|Rediff India Abroad Home | All the sections|
For LIC, life begins at fifty
Shobhana Subramanian | January 15, 2007
The Life Insurance Corporation of India turned fifty last year. But age hasn't diminished the public sector insurance major's zest for growth. In fact, the corporation has turned in its best performance this year, post the privatisation of the industry in 2001.
Consider this: premium collections between April-November 2006 have jumped 187 per cent y-o-y compared with around 163 per cent for the industry. While others have also done fairly well, it's on a far lower base.
Says Thomas Mathew T, managing director, who's responsible for marketing: "Our market share is now up at 80 per cent, in March this year it was 71.4 per cent" Rivals too concede that the corporation has done a great job. Says the CEO of a private sector competitor, "All credit to them for having done so well."

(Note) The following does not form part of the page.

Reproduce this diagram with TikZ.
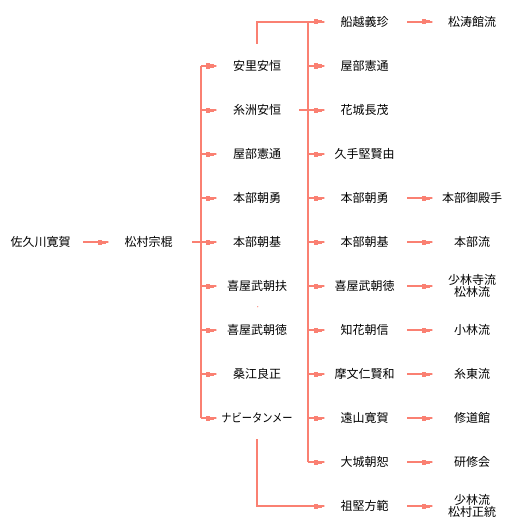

A good part of LIC's collections have been in the form of single premiums, of which ideally only one-tenth should be accounted for each year.
However, Seshadri Sen, who tracks the financial sector at Macquarie Securities, feels that even after adjusting for this, the numbers are good. What has done the trick for LIC is the focus on Unit Linked Insurance Plans or ULIPs -- schemes where the money is invested in equities or bonds.
Of the total premium earned of Rs 35,219 crore (Rs 352.19 billion) between April and November 2006, approximately 46 per cent is accounted for by ULIPs, Two products in particular -- Market Plus (a pension scheme) and Money Plus (a plain vanilla ULIP) -- have done extremely well.
When LIC introduced ULIPs way back in 2000-01, it was almost uncomfortable selling them. But with rivals focussing on ULIPs, it didn't have much of a choice.
Observes Mathew, "Our focus has always been more on traditional or conventional endowment policies, but customers wanted ULIPs."
In fact even today, LIC doesn't seem to be too keen on selling them. Explains Mathew, "We believe that for the long-term viability of the organisation, non-single recurring premium products are better. And a lot of ULIPs tend to be single premium products."
While selling ULIPs is not too difficult at a time when the markets are on a roll, the difficult part will be to deliver returns. Says the investment head of a peer company, "Their fund management skills will be put to test now." Also on this kind of a base, total premium collected in April-November stood at Rs 35,219 crore.
With more ULIP policies being sold, the ticket size per policy too has increased: between April and November, it averaged Rs 11,200 -- up from Rs 6,100 in the comparable period of the previous year.
Not that this means LIC is selling fewer policies: it has sold 17.5 million policies in the first nine months of this fiscal compared with 31.5 million in FY06. Of this, one product alone -- New Bima Gold -- an endowment policy -- found 0.3 million takers.
Given that 50 per cent of the company's policies are sold in the last quarter when people rush to pick up tax-saving products, it should end FY07 with close to 37.5 million policies.
The corporation's biggest strength is its distribution channel -- it has a network of 10.52 lakh (Rs 1.052 million) agents This channel accounts for 95 per cent of LIC's collections, the remainder coming from bancassurance for which it has tie-ups with 26 banks.
Mathew claims LIC's commissions to agents compare with the best in the market. Moreover, they are now given extensive training and even sent overseas to learn about new practices.
However, Macquarie's Sen believes that with the private sector slowly closing the distribution gap, it will become increasingly difficult for the public sector insurer.
LIC plans to grow its agent network by about ten per cent a year; it will also increasingly reach out to customers in semi-urban and rural areas, rather than in the metros. And adspends will double this year to Rs 200 crore (Rs 2 billion) from Rs 100 crore (Rs 1 billion) a couple of years back. With this kind of aggression, it's hard to see the corporation losing steam.